On Sep 22, 2010, at 12:04 PM, Terry Dontje wrote:

> Darius Buntinas wrote:
> Ok I need a clarification here because I feel that I might be misinterpreting something.  So is the CANNOT_CONTINUE error class only returned by MPI after a previous error condition has been returned that has caused problems?  For example let's say we did an MPI_Bcast that resulted in a return of MPI_ERR_OP and for whatever reason the MPI library is borked.  So the next call to MPI would return the CANNOT_CONTINUE error class?

Yes, I believe that's the behavior we talked about at the forum.

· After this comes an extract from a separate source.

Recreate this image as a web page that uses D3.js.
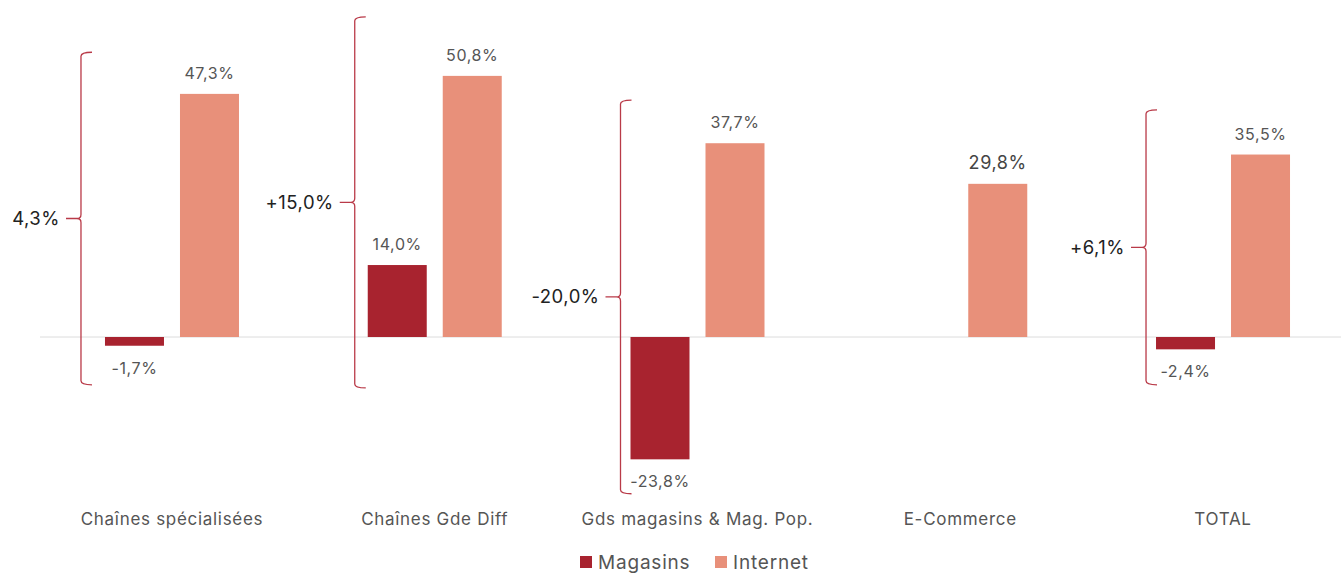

> So is this an escape hatch for an implementation that does not support any type of fault tolerance to explicitly notify the user they shouldn't proceed any further?  I really wonder how many implementations will do such.  
> 

Well, I wouldn't say it's an escape hatch, since an implementation that doesn't support any fault tolerance needn't ever return CANNOT_CONTINUE.  Because we still haven't defined what happens after an error, operation after an error is still undefined, the implementation is still free to do anything including returning MPI_SUCCESS.

However, a high quality implementation, would return CANNOT_CONTINUE on subsequent MPI calls when it knows that something is borked beyond repair.

Note that there's still a lot of middle ground between "no errors" and "totally borked".  We're giving the implementation an error to return if it finds itself totally borked.  This is why I agree with Josh's statement that this proposal is a minor change.

-d